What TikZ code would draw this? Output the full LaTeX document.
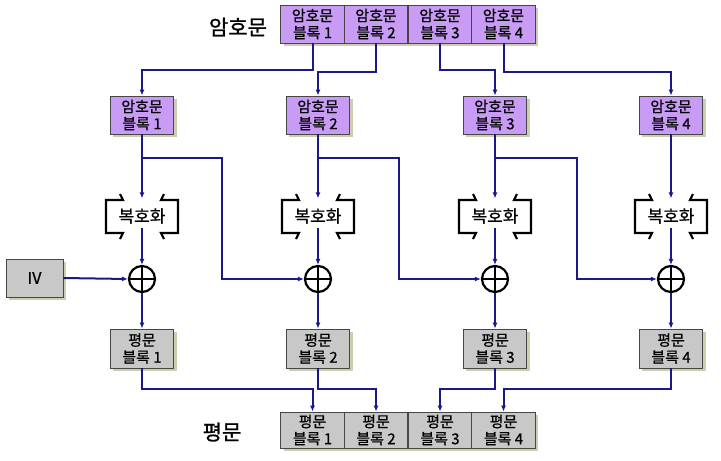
\documentclass[tikz,border=0pt]{standalone}
\usepackage{fontspec}
\newfontfamily\kr[FakeBold=0.8]{Noto Sans CJK KR}
\newfontfamily\krbig[FakeBold=1.2]{Noto Sans CJK KR}
\usetikzlibrary{arrows.meta,shadows}
\definecolor{navy}{RGB}{25,25,140}
\definecolor{lav}{RGB}{200,155,245}
\definecolor{gbox}{RGB}{200,200,200}
\definecolor{bord}{RGB}{70,70,70}
\definecolor{shad}{RGB}{205,205,175}
\begin{document}
\begin{tikzpicture}[x=1pt,y=-1pt,
  box/.style={draw=bord, line width=0.8pt, minimum width=63.5pt, minimum height=38pt,
    inner sep=0pt, align=center, font=\kr\fontsize{15}{17}\selectfont,
    drop shadow={shadow xshift=3pt,shadow yshift=-3pt,fill=shad,opacity=1}},
  cbox/.style={box, fill=lav},
  pbox/.style={box, fill=gbox},
  wire/.style={navy, line width=2pt},
  arr/.style={wire, -{Latex[length=6pt,width=5pt]}},
  xorc/.style={circle, draw=black, line width=2.2pt, minimum size=26pt, inner sep=0pt},
  brk/.style={black, line width=2.2pt, line join=miter},
  big/.style={font=\krbig\fontsize{21}{21}\selectfont},
  dectext/.style={font=\kr\fontsize{17}{17}\selectfont, inner sep=0pt}
]
\useasboundingbox (0,0) rectangle (721,461);

% top ciphertext row
\node[cbox] (t1) at (312.5,24) {암호문\\블록 1};
\node[cbox] (t2) at (376,24) {암호문\\블록 2};
\node[cbox] (t3) at (440,24) {암호문\\블록 3};
\node[cbox] (t4) at (503.5,24) {암호문\\블록 4};
\node[big] (lc) at (238,27) {암호문};

% columns
\foreach \i/\x in {1/142,2/318,3/495,4/671}{
  \node[cbox] (c\i) at (\x,115) {암호문\\블록 \i};
  \node[dectext] (d\i) at (\x,216) {복호화};
  \node[xorc] (x\i) at (\x,279) {};
  \node[pbox, minimum height=39pt] (p\i) at (\x,348.5) {평문\\블록 \i};
}

% bottom plaintext row
\node[pbox, minimum height=36pt] (b1) at (312.5,430) {평문\\블록 1};
\node[pbox, minimum height=36pt] (b2) at (376,430) {평문\\블록 2};
\node[pbox, minimum height=36pt] (b3) at (440,430) {평문\\블록 3};
\node[pbox, minimum height=36pt] (b4) at (503.5,430) {평문\\블록 4};
\node[big] (lp) at (222,432) {평문};

% IV
\node[pbox, minimum width=57pt, minimum height=38pt, font=\kr\fontsize{16}{16}\selectfont] (iv) at (34.5,278) {IV};

% brackets and xor crosses
\foreach \i in {1,...,4}{
  \begin{scope}[shift={(d\i.center)}]
    \draw[brk] (-22,-22) -- (-19,-16) -- (-36,-16) -- (-36,17) -- (-19,17) -- (-22,23);
    \draw[brk] (22,-22) -- (19,-16) -- (36,-16) -- (36,17) -- (19,17) -- (22,23);
  \end{scope}
  \draw[black, line width=2.2pt] (x\i.north) -- (x\i.south) (x\i.west) -- (x\i.east);
}

% top row to column boxes
\draw[arr] (t1.south) -- ++(0,27) -| (c1.north);
\draw[arr] (t2.south) -- ++(0,29) -| (c2.north);
\draw[arr] (t3.south) -- ++(0,27) -| (c3.north);
\draw[arr] (t4.south) -- ++(0,29) -| (c4.north);

% ciphertext to decrypt, decrypt to xor
\foreach \i in {1,...,4}{
  \draw[arr] (c\i.south) -- ++(0,64);
  \draw[arr] ([yshift=-12pt]d\i.center) -- (x\i.north);
  \draw[arr] (x\i.south) -- (p\i.north);
}

% chaining branches
\draw[arr] ([yshift=-24pt]c1.south) -| ([xshift=-82pt]x2.west) -- (x2.west);
\draw[arr] ([yshift=-24pt]c2.south) -| ([xshift=-82pt]x3.west) -- (x3.west);
\draw[arr] ([yshift=-24pt]c3.south) -| ([xshift=-80pt]x4.west) -- (x4.west);

% IV
\draw[arr] (iv.east) -- (x1.west);

% plaintext to bottom row
\draw[arr] (p1.south) -- ++(0,21) -| (b1.north);
\draw[arr] (p2.south) -- ++(0,21) -| (b2.north);
\draw[arr] (p3.south) -- ++(0,21) -| (b3.north);
\draw[arr] (p4.south) -- ++(0,21) -| (b4.north);
\end{tikzpicture}
\end{document}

┄┄┄┄┄┄

- What is required -
Up to and including the line with "(lc) at (238,27)", copy the data above from its first line. Skip pictures.

- The reply -
What TikZ code would draw this? Output the full LaTeX document.
\documentclass[tikz,border=0pt]{standalone}
\usepackage{fontspec}
\newfontfamily\kr[FakeBold=0.8]{Noto Sans CJK KR}
\newfontfamily\krbig[FakeBold=1.2]{Noto Sans CJK KR}
\usetikzlibrary{arrows.meta,shadows}
\definecolor{navy}{RGB}{25,25,140}
\definecolor{lav}{RGB}{200,155,245}
\definecolor{gbox}{RGB}{200,200,200}
\definecolor{bord}{RGB}{70,70,70}
\definecolor{shad}{RGB}{205,205,175}
\begin{document}
\begin{tikzpicture}[x=1pt,y=-1pt,
  box/.style={draw=bord, line width=0.8pt, minimum width=63.5pt, minimum height=38pt,
    inner sep=0pt, align=center, font=\kr\fontsize{15}{17}\selectfont,
    drop shadow={shadow xshift=3pt,shadow yshift=-3pt,fill=shad,opacity=1}},
  cbox/.style={box, fill=lav},
  pbox/.style={box, fill=gbox},
  wire/.style={navy, line width=2pt},
  arr/.style={wire, -{Latex[length=6pt,width=5pt]}},
  xorc/.style={circle, draw=black, line width=2.2pt, minimum size=26pt, inner sep=0pt},
  brk/.style={black, line width=2.2pt, line join=miter},
  big/.style={font=\krbig\fontsize{21}{21}\selectfont},
  dectext/.style={font=\kr\fontsize{17}{17}\selectfont, inner sep=0pt}
]
\useasboundingbox (0,0) rectangle (721,461);

% top ciphertext row
\node[cbox] (t1) at (312.5,24) {암호문\\블록 1};
\node[cbox] (t2) at (376,24) {암호문\\블록 2};
\node[cbox] (t3) at (440,24) {암호문\\블록 3};
\node[cbox] (t4) at (503.5,24) {암호문\\블록 4};
\node[big] (lc) at (238,27) {암호문};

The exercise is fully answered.